NoiseAsh plugins are great! There's some really cool stuff in the palmary collection that I'll be reviewing soon too. Thanks again!


----------



## arznable (May 11, 2020)

ThomCSounds said:


> NoiseAsh plugins are great! There's some really cool stuff in the palmary collection that I'll be reviewing soon too. Thanks again!


Hi, wondering have you reviewed the NoiseAsh Palmary Collection yet? It is on sale at VSTBuzz right now. It would be great to know your opinion on this collection before I decide to buy it or not, thanks.


----------



## ThomCSounds (May 12, 2020)

arznable said:


> Hi, wondering have you reviewed the NoiseAsh Palmary Collection yet? It is on sale at VSTBuzz right now.

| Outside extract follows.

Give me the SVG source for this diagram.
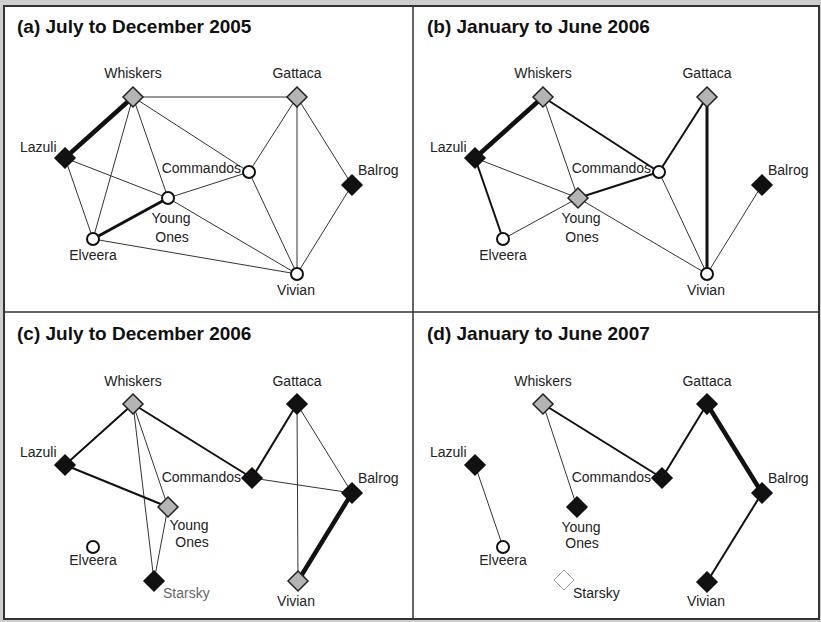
<svg xmlns="http://www.w3.org/2000/svg" xmlns:xlink="http://www.w3.org/1999/xlink" width="821" height="622" viewBox="0 0 821 622">
<style>
.title{font-family:"Liberation Sans",Arial,sans-serif;font-weight:bold;font-size:19px;fill:#111}
.lbl{font-family:"Liberation Sans",Arial,sans-serif;font-size:14px;fill:#222}
.mid{text-anchor:middle}
.end{text-anchor:end}
.faint{fill:#666}
.e1{stroke:#333;stroke-width:1;fill:none}
.e2{stroke:#111;stroke-width:2;fill:none}
.e3{stroke:#111;stroke-width:3;fill:none}
.e4{stroke:#111;stroke-width:4.5;fill:none}
.gray{fill:#b4b4b4;stroke:#222;stroke-width:1.5}
.black{fill:#111;stroke:#111;stroke-width:1.5}
.empty{fill:#fff;stroke:#999;stroke-width:1}
.ring{fill:#fff;stroke:#111;stroke-width:2}
</style>
<defs>
<path id="dia" d="M0,-10 L10,0 L0,10 L-10,0 Z"/>
</defs>
<rect x="0" y="0" width="821" height="622" fill="#cfcfcf"/>
<rect x="4" y="6" width="815" height="613" fill="#fff" stroke="#333" stroke-width="2"/>
<line x1="413" y1="6" x2="413" y2="619" stroke="#333" stroke-width="1.5"/>
<line x1="4" y1="312" x2="819" y2="312" stroke="#333" stroke-width="1.5"/>

<g id="titles">
<text class="title" x="17" y="33">(a) July to December 2005</text>
<text class="title" x="427" y="33">(b) January to June 2006</text>
<text class="title" x="17" y="340">(c) July to December 2006</text>
<text class="title" x="427" y="340">(d) January to June 2007</text>
</g>

<g id="connectors">
<!-- (a) -->
<line class="e1" x1="133" y1="97" x2="297" y2="97"/>
<line class="e4" x1="133" y1="97" x2="65" y2="158"/>
<line class="e1" x1="133" y1="97" x2="93" y2="239"/>
<line class="e1" x1="133" y1="97" x2="168" y2="198"/>
<line class="e1" x1="133" y1="97" x2="249" y2="172"/>
<line class="e1" x1="297" y1="97" x2="249" y2="172"/>
<line class="e1" x1="297" y1="97" x2="297" y2="274"/>
<line class="e1" x1="297" y1="97" x2="352" y2="185"/>
<line class="e1" x1="65" y1="158" x2="168" y2="198"/>
<line class="e1" x1="65" y1="158" x2="93" y2="239"/>
<line class="e3" x1="93" y1="239" x2="168" y2="198"/>
<line class="e1" x1="93" y1="239" x2="297" y2="274"/>
<line class="e1" x1="168" y1="198" x2="249" y2="172"/>
<line class="e1" x1="168" y1="198" x2="297" y2="274"/>
<line class="e1" x1="249" y1="172" x2="297" y2="274"/>
<line class="e1" x1="352" y1="185" x2="297" y2="274"/>
<!-- (b) -->
<line class="e4" x1="543" y1="97" x2="475" y2="158"/>
<line class="e1" x1="543" y1="97" x2="578" y2="198"/>
<line class="e2" x1="543" y1="97" x2="659" y2="172"/>
<line class="e2" x1="707" y1="97" x2="659" y2="172"/>
<line class="e3" x1="707" y1="97" x2="707" y2="274"/>
<line class="e1" x1="475" y1="158" x2="578" y2="198"/>
<line class="e2" x1="475" y1="158" x2="503" y2="239"/>
<line class="e1" x1="503" y1="239" x2="578" y2="198"/>
<line class="e2" x1="578" y1="198" x2="659" y2="172"/>
<line class="e1" x1="578" y1="198" x2="707" y2="274"/>
<line class="e1" x1="659" y1="172" x2="707" y2="274"/>
<line class="e1" x1="762" y1="185" x2="707" y2="274"/>
<!-- (c) -->
<line class="e2" x1="133" y1="404" x2="65" y2="465"/>
<line class="e2" x1="133" y1="404" x2="252" y2="478"/>
<line class="e1" x1="133" y1="404" x2="168" y2="507"/>
<line class="e1" x1="133" y1="404" x2="154" y2="581"/>
<line class="e1" x1="168" y1="507" x2="154" y2="581"/>
<line class="e2" x1="65" y1="465" x2="168" y2="507"/>
<line class="e2" x1="297" y1="404" x2="252" y2="478"/>
<line class="e1" x1="297" y1="404" x2="298" y2="581"/>
<line class="e1" x1="297" y1="404" x2="352" y2="493"/>
<line class="e1" x1="252" y1="478" x2="352" y2="493"/>
<line class="e4" x1="352" y1="493" x2="298" y2="581"/>
<!-- (d) -->
<line class="e1" x1="543" y1="404" x2="577" y2="507"/>
<line class="e2" x1="543" y1="404" x2="662" y2="478"/>
<line class="e2" x1="707" y1="404" x2="662" y2="478"/>
<line class="e4" x1="707" y1="404" x2="762" y2="493"/>
<line class="e2" x1="762" y1="493" x2="707" y2="582"/>
<line class="e1" x1="475" y1="465" x2="503" y2="547"/>
</g>

<!-- (a) nodes -->
<g id="a-whiskers"><use href="#dia" x="133" y="97" class="gray"/><text class="lbl mid" x="133" y="78">Whiskers</text></g>
<g id="a-gattaca"><use href="#dia" x="297" y="97" class="gray"/><text class="lbl mid" x="297" y="78">Gattaca</text></g>
<g id="a-lazuli"><use href="#dia" x="65" y="158" class="black"/><text class="lbl" x="20" y="152">Lazuli</text></g>
<g id="a-commandos"><circle cx="249" cy="172" r="6" class="ring"/><text class="lbl end" x="241" y="173">Commandos</text></g>
<g id="a-balrog"><use href="#dia" x="352" y="185" class="black"/><text class="lbl" x="358" y="175">Balrog</text></g>
<g id="a-youngones"><circle cx="168" cy="198" r="6" class="ring"/><text class="lbl mid" x="171" y="223">Young</text><text class="lbl mid" x="172" y="242">Ones</text></g>
<g id="a-elveera"><circle cx="93" cy="239" r="6" class="ring"/><text class="lbl mid" x="93" y="260">Elveera</text></g>
<g id="a-vivian"><circle cx="297" cy="274" r="6" class="ring"/><text class="lbl mid" x="296" y="295">Vivian</text></g>

<!-- (b) nodes -->
<g id="b-whiskers"><use href="#dia" x="543" y="97" class="gray"/><text class="lbl mid" x="543" y="78">Whiskers</text></g>
<g id="b-gattaca"><use href="#dia" x="707" y="97" class="gray"/><text class="lbl mid" x="707" y="78">Gattaca</text></g>
<g id="b-lazuli"><use href="#dia" x="475" y="158" class="black"/><text class="lbl" x="430" y="152">Lazuli</text></g>
<g id="b-commandos"><circle cx="659" cy="172" r="6" class="ring"/><text class="lbl end" x="651" y="173">Commandos</text></g>
<g id="b-balrog"><use href="#dia" x="762" y="185" class="black"/><text class="lbl" x="768" y="175">Balrog</text></g>
<g id="b-youngones"><use href="#dia" x="578" y="198" class="gray"/><text class="lbl mid" x="581" y="223">Young</text><text class="lbl mid" x="582" y="242">Ones</text></g>
<g id="b-elveera"><circle cx="503" cy="239" r="6" class="ring"/><text class="lbl mid" x="503" y="260">Elveera</text></g>
<g id="b-vivian"><circle cx="707" cy="274" r="6" class="ring"/><text class="lbl mid" x="706" y="295">Vivian</text></g>

<!-- (c) nodes -->
<g id="c-whiskers"><use href="#dia" x="133" y="404" class="gray"/><text class="lbl mid" x="133" y="386">Whiskers</text></g>
<g id="c-gattaca"><use href="#dia" x="297" y="404" class="black"/><text class="lbl mid" x="297" y="386">Gattaca</text></g>
<g id="c-lazuli"><use href="#dia" x="65" y="465" class="black"/><text class="lbl" x="20" y="457">Lazuli</text></g>
<g id="c-commandos"><use href="#dia" x="252" y="478" class="black"/><text class="lbl end" x="241" y="482">Commandos</text></g>
<g id="c-balrog"><use href="#dia" x="352" y="493" class="black"/><text class="lbl" x="358" y="483">Balrog</text></g>
<g id="c-youngones"><use href="#dia" x="168" y="507" class="gray"/><text class="lbl mid" x="189" y="530">Young</text><text class="lbl mid" x="192" y="547">Ones</text></g>
<g id="c-elveera"><circle cx="93" cy="547" r="6" class="ring"/><text class="lbl mid" x="93" y="565">Elveera</text></g>
<g id="c-starsky"><use href="#dia" x="154" y="581" class="black"/><text class="lbl faint" x="163" y="598">Starsky</text></g>
<g id="c-vivian"><use href="#dia" x="298" y="581" class="gray"/><text class="lbl mid" x="296" y="606">Vivian</text></g>

<!-- (d) nodes -->
<g id="d-whiskers"><use href="#dia" x="543" y="404" class="gray"/><text class="lbl mid" x="543" y="386">Whiskers</text></g>
<g id="d-gattaca"><use href="#dia" x="707" y="404" class="black"/><text class="lbl mid" x="707" y="386">Gattaca</text></g>
<g id="d-lazuli"><use href="#dia" x="475" y="465" class="black"/><text class="lbl" x="430" y="457">Lazuli</text></g>
<g id="d-commandos"><use href="#dia" x="662" y="478" class="black"/><text class="lbl end" x="651" y="482">Commandos</text></g>
<g id="d-balrog"><use href="#dia" x="762" y="493" class="black"/><text class="lbl" x="768" y="483">Balrog</text></g>
<g id="d-youngones"><use href="#dia" x="577" y="507" class="black"/><text class="lbl mid" x="581" y="532">Young</text><text class="lbl mid" x="582" y="548">Ones</text></g>
<g id="d-elveera"><circle cx="503" cy="547" r="6" class="ring"/><text class="lbl mid" x="503" y="565">Elveera</text></g>
<g id="d-starsky"><use href="#dia" x="564" y="580" class="empty"/><text class="lbl" x="573" y="598">Starsky</text></g>
<g id="d-vivian"><use href="#dia" x="707" y="582" class="black"/><text class="lbl mid" x="706" y="606">Vivian</text></g>
</svg>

It would be great to know your opinion on this collection before I decide to buy it or not, thanks.



Hey there! I'm preparing a video review for it, I'll put it online before the deal runs out (plenty of videos reviews to do at the moment haha!). Thanks a lot for your support though!  

I'll tag you here when the review is online


----------



## ThomCSounds (May 19, 2020)

Hey guys! Sorry I haven't been able to release a video of the Palmary Collection, too many other reviews planned already and it was really difficult for me to fit this one into my schedule. If you have any questions about it though, I'd be happy to answer them. Thanks for your understanding


----------



## arznable (May 19, 2020)

ThomCSounds said:


> Hey guys! Sorry I haven't been able to release a video of the Palmary Collection, too many other reviews planned already and it was really difficult for me to fit this one into my schedule. If you have any questions about it though, I'd be happy to answer them. Thanks for your understanding


That's ok. Can I ask what is the quality of the Palmary Collection, and how does it compared with Waves and iZotope plugins like Ozone and Neutron? Will I be getting anything useful from this collection if I already have Waves Mercury bundle and iZotope Music Production Suite? Thanks.


----------



## ThomCSounds (May 19, 2020)

Waves Mercury already has a lot of content and the Izotope Music Production Suite is great too!
I think you've already got plenty! I'll break it down for you :

1. The Vocal Finalizer is pretty useful and easy to use. Overall I like the user interface of the plugin that is really nice and clean. It's a good quick tool that was made to work almost instantly. It's quite a complete channel strip actually, as it includes EQ curves derived from their Pultec & Neve emulations. There are more in-depth options for the Delay & De-esser, there's a comp, gate, reverb, stereo width control. Really complete & easy mixing tool.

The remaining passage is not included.